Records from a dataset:
━━━
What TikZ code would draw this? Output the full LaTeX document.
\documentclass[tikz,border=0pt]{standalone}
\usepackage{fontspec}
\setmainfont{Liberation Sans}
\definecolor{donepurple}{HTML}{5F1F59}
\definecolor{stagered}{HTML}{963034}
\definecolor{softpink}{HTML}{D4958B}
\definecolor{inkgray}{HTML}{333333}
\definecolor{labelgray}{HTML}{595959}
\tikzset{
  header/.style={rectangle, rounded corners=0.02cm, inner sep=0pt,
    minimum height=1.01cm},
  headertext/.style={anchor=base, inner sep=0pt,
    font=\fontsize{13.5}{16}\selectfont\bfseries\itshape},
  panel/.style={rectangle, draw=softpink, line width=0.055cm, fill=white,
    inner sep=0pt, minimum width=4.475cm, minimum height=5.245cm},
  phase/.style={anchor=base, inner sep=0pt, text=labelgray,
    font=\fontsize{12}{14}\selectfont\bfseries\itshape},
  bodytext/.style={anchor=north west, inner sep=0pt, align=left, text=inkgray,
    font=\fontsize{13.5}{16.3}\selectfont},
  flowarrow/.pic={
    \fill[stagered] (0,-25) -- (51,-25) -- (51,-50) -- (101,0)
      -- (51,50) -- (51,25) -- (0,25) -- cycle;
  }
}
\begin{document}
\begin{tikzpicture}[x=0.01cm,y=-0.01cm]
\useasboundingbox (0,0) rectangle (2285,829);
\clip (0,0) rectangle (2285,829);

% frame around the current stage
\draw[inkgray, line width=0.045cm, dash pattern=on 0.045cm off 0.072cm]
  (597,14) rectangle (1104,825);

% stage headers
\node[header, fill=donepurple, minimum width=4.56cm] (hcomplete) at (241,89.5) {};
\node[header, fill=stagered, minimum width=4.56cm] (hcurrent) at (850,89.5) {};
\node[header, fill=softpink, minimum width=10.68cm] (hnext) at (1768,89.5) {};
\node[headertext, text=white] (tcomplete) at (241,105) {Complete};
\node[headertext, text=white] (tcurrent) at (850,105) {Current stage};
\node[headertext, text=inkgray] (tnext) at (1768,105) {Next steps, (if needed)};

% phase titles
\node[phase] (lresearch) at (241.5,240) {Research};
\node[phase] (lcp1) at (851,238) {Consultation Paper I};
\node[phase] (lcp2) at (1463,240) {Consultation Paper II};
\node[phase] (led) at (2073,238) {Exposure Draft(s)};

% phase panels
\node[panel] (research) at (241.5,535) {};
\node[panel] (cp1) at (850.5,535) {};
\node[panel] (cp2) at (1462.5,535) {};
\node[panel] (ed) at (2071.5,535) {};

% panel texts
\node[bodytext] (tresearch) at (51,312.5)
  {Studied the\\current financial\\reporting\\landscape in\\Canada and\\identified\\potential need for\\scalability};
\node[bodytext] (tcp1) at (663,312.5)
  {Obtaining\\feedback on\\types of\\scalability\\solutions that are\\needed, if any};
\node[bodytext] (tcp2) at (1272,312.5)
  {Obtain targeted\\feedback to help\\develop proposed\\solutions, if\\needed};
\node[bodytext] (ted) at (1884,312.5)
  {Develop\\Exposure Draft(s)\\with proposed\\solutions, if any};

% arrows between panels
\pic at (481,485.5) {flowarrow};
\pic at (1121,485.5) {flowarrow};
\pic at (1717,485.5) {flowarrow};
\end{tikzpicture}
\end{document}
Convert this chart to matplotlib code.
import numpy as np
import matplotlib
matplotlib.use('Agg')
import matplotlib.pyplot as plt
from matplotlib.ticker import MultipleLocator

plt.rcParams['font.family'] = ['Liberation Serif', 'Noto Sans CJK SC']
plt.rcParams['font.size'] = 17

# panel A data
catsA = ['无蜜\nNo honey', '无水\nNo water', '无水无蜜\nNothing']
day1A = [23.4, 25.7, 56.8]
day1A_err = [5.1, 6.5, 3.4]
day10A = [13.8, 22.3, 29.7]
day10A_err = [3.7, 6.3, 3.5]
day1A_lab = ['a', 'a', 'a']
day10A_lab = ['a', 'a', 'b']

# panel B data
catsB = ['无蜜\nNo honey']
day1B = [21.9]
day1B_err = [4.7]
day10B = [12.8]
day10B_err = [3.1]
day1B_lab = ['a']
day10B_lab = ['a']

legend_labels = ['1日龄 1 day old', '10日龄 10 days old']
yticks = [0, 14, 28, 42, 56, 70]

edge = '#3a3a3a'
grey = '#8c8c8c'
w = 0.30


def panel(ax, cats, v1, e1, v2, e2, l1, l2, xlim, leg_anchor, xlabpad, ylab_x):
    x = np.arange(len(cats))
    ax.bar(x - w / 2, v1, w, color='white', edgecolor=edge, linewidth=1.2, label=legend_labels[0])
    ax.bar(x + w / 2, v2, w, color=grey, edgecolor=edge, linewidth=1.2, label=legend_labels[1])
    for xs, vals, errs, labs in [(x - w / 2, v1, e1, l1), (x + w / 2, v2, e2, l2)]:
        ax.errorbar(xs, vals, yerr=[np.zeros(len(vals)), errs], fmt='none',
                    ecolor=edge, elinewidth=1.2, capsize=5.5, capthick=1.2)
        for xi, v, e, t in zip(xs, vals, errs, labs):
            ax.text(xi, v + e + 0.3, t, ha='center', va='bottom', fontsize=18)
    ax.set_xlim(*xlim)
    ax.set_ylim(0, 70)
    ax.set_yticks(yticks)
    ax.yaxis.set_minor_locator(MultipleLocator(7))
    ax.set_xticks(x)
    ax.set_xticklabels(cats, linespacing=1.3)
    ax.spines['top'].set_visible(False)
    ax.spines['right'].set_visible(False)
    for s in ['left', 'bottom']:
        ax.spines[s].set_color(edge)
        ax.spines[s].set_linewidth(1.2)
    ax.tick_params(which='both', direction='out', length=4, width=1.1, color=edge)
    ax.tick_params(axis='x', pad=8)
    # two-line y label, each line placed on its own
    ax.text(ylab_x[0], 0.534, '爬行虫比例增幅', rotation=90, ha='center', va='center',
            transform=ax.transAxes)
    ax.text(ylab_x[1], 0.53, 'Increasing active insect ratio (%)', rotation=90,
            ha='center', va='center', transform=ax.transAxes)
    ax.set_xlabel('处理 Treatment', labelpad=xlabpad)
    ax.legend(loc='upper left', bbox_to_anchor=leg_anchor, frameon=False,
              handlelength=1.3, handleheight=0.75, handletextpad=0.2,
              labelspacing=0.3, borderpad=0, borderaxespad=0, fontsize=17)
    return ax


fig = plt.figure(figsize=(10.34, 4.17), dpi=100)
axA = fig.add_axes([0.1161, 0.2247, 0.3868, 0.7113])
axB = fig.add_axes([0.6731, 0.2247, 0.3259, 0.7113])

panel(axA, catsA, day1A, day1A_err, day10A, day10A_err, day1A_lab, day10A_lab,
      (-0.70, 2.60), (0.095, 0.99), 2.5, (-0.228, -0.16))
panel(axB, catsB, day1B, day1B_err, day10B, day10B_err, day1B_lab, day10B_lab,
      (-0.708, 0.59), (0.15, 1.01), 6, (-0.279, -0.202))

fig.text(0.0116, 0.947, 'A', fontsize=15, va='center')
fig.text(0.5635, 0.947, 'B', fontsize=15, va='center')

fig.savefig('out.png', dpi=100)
━━━
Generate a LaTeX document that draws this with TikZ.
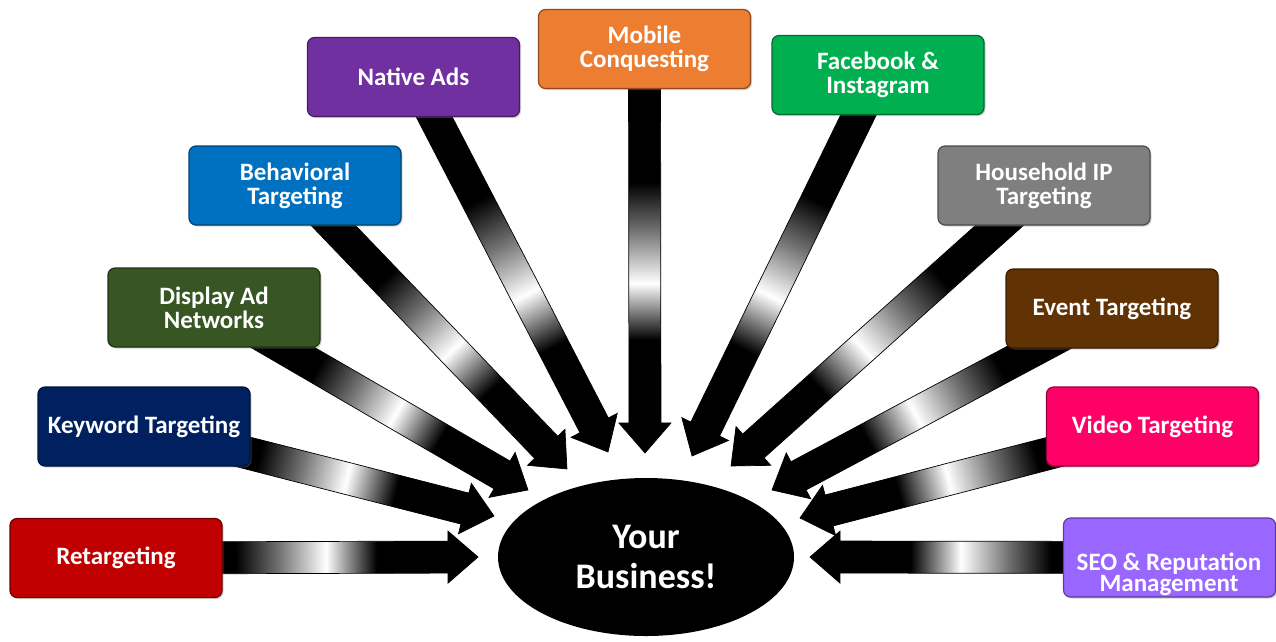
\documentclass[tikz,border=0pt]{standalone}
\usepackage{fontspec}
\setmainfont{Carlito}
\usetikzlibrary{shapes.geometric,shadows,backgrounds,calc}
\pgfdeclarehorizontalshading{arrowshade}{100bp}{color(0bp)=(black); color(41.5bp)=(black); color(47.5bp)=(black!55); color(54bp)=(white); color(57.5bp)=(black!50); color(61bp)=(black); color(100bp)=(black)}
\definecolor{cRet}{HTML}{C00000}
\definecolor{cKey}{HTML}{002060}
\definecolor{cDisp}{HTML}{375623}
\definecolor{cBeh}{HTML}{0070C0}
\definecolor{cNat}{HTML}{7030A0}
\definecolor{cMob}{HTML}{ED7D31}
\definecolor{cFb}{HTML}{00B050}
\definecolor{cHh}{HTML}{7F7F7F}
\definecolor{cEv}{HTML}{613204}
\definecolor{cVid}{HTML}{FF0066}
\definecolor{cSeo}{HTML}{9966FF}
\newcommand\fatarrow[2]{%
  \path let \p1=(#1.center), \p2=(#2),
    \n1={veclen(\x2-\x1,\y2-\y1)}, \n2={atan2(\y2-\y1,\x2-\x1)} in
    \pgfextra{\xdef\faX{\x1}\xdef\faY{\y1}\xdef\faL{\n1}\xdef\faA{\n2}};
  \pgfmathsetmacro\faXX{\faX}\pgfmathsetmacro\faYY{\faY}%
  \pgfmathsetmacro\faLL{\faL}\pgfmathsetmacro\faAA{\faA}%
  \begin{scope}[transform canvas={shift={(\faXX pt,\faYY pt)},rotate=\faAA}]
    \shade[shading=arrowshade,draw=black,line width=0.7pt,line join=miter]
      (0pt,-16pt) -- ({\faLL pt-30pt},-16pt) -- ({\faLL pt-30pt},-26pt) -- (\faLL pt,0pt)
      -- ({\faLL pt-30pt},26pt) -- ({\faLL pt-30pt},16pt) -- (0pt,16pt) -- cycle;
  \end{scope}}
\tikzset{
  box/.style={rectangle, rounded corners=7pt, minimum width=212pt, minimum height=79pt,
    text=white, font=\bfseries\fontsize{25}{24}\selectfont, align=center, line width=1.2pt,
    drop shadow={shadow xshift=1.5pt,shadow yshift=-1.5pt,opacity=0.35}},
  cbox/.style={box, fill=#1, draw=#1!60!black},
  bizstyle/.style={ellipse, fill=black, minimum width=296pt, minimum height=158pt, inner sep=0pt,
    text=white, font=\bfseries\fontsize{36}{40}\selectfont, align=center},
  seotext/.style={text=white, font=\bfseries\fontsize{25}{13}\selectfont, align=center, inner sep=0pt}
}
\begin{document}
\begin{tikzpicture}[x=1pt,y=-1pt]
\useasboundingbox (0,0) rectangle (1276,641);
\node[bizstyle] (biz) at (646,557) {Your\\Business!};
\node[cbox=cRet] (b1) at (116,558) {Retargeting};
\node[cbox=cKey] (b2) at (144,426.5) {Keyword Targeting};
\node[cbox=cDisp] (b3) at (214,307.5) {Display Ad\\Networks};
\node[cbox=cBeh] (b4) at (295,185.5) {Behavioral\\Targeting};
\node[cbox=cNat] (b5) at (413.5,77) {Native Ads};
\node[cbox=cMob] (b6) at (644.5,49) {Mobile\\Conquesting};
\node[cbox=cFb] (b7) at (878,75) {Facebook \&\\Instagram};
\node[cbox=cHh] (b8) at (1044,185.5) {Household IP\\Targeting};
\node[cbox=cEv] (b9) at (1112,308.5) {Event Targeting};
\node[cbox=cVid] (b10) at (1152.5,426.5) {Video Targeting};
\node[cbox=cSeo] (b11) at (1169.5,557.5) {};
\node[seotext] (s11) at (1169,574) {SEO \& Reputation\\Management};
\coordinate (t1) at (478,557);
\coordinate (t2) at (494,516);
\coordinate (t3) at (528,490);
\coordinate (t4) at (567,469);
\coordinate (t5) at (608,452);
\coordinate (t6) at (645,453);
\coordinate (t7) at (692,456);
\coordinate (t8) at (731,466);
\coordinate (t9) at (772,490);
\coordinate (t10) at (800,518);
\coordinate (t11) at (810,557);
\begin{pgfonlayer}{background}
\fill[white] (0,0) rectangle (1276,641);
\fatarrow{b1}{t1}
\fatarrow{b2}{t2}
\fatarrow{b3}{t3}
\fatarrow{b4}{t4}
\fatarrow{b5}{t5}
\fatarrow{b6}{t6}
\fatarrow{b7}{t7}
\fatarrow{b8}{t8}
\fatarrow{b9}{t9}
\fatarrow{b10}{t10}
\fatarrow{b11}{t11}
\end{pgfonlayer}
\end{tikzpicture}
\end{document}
━━━
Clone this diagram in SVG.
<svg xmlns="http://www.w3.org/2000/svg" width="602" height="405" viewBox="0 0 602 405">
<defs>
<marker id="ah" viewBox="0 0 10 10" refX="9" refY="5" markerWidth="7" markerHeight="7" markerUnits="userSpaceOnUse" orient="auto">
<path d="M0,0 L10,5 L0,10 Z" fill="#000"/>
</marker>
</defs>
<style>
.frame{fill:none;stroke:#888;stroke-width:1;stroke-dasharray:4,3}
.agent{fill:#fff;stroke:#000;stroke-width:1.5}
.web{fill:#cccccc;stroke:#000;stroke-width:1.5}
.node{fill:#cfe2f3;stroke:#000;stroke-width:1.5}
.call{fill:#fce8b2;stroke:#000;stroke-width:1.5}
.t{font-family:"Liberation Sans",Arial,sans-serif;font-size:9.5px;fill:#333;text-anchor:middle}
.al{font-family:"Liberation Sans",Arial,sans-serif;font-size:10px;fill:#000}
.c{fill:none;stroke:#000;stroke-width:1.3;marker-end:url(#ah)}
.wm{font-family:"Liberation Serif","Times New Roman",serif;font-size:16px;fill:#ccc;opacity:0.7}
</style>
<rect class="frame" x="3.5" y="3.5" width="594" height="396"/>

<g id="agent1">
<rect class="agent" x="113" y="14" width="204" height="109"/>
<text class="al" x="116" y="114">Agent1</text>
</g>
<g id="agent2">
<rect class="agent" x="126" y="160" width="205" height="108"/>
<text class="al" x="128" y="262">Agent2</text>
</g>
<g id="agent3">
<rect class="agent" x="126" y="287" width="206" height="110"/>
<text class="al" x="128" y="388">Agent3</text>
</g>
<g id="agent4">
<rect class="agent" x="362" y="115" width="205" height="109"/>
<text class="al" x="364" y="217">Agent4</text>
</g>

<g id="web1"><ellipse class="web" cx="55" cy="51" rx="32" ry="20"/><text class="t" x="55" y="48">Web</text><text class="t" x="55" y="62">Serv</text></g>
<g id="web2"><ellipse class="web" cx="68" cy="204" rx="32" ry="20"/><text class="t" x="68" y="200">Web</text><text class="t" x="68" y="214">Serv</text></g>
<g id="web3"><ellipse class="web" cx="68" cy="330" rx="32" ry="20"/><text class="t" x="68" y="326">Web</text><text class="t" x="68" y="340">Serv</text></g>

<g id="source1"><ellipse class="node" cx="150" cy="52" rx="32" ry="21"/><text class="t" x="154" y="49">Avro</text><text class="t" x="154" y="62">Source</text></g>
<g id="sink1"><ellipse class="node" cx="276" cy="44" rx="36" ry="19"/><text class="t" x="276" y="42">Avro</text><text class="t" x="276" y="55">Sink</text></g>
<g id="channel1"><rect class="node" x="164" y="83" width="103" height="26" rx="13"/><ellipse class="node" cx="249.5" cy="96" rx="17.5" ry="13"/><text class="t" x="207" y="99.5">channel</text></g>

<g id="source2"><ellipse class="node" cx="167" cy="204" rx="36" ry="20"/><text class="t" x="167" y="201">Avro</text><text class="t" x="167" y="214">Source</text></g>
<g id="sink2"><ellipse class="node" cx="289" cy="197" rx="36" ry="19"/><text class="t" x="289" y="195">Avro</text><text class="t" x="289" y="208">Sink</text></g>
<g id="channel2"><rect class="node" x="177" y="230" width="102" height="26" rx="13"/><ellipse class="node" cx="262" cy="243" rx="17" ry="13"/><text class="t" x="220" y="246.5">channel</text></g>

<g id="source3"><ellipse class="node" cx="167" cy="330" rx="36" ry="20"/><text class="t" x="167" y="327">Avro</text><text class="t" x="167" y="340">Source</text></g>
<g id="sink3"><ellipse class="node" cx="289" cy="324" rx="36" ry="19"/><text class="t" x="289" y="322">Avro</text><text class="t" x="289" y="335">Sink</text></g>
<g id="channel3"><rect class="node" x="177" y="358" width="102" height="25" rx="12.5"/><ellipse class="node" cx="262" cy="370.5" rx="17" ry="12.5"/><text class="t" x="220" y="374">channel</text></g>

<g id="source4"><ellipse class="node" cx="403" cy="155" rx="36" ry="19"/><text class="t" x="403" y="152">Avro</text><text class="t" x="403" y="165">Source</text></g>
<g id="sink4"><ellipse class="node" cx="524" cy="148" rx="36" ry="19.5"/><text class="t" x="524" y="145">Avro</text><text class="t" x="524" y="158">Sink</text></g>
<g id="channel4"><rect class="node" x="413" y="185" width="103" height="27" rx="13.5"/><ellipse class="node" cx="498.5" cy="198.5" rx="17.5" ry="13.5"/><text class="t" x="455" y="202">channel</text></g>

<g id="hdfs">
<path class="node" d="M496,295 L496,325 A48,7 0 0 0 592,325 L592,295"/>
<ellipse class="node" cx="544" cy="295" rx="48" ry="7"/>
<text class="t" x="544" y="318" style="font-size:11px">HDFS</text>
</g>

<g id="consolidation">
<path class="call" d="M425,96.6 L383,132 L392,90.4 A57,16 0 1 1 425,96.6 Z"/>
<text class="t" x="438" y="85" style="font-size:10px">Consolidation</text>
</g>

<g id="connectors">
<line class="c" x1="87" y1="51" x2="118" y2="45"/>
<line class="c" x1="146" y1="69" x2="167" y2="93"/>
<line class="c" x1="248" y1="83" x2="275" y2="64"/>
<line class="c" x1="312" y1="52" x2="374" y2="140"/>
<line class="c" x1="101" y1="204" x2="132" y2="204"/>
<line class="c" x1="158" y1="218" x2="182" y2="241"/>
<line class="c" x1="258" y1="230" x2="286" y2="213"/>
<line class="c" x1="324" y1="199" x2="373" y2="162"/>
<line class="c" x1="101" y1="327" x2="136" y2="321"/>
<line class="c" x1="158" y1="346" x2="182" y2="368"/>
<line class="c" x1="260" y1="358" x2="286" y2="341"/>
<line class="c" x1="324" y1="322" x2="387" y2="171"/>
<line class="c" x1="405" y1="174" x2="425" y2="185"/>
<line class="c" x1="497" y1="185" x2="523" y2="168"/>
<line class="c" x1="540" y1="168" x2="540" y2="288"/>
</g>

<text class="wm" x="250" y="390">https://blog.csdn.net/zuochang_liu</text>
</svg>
━━━
**Problem**. Reproduce exactly, and only, the lines from the one that contains "Convert this chart to matplotlib code." down to the one that contains "plt.rcParams['font.size'] = 17", both ends included.

**Written response**.
Convert this chart to matplotlib code.
import numpy as np
import matplotlib
matplotlib.use('Agg')
import matplotlib.pyplot as plt
from matplotlib.ticker import MultipleLocator

plt.rcParams['font.family'] = ['Liberation Serif', 'Noto Sans CJK SC']
plt.rcParams['font.size'] = 17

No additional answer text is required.